Oltre a quello, naturalmente, di mandare Matteo Orfini a ricordargli dal palco talune verità che l’ex presidente del Consiglio, evidentemente, con il passare degli anni si era scordato. Del resto, una volta, anni fa un franceschiniano che allora non era ancora in buoni rapporti con Renzi e che ora invece lo stima assai aveva avvertito così i compagni di partito che pensavano di mettere nel sacco il “giovanotto di Firenze” (lo chiamavano ancora così allora): “Ragazzi, guardate che quello non farà prigionieri”.

D’Alema a sue spese deve averlo capito. Votare con il Consultellum. Ora la vecchia guardia giura e rigiura che non sarà certo per questo che si farà la scissione. Eppure un autorevole esponente della cosiddetta sinistra radicale raccontava qualche giorno fa di aver incontrato D’Alema che gli ha detto scherzosamente una frase del tipo: a questo punto potremmo anche fare un partito insieme. Una boutade.

Così almeno è stata interpretata. Però si sa che in alcune segrete stanze della sinistra (intendendo per tale quella radicale ma non solo) si ragiona sul serio su una possibilità del genere. E si ritiene che un soggetto del genere potrebbe comunque prendere intorno all’otto per cento.
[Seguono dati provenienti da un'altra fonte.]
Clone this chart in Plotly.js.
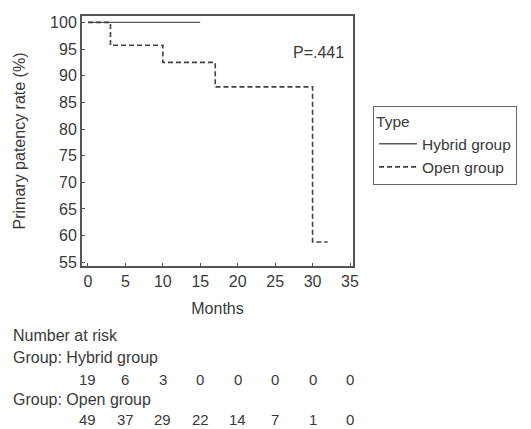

C’è un unico vero ostacolo a una simile prospettiva. La legge elettorale. Con la riforma, infatti, il nuovo soggetto politico della sinistra dovrebbe superare nella realtà e non solo nei sondaggi la soglia del 5 per cento per entrare in Parlamento.

Ma anche se la superasse sarebbe destinato alla marginalità. L’ideale allora sarebbe quello di andare a votare con il Consultellum. Una legge ultra proporzionale che non consentirebbe una maggioranza stabile e che darebbe molto più potere a un eventuale partito di sinistra. Vendoliani ma non scissionisti. Chi si oppone a un disegno del genere senza se e senza ma è il sindaco di Milano, Giuliano Pisapia.

Il primo cittadino del capoluogo lombardo ritiene che imboccando una strada del genere la sinistra non andrebbe veramente da nessuna parte. Ma al momento, a dire il vero, nonostante le fortissime tensioni con il presidente del Consiglio Matteo Renzi, il leader di Sel Nichi Vendola preferisce rimanere lì dove sta.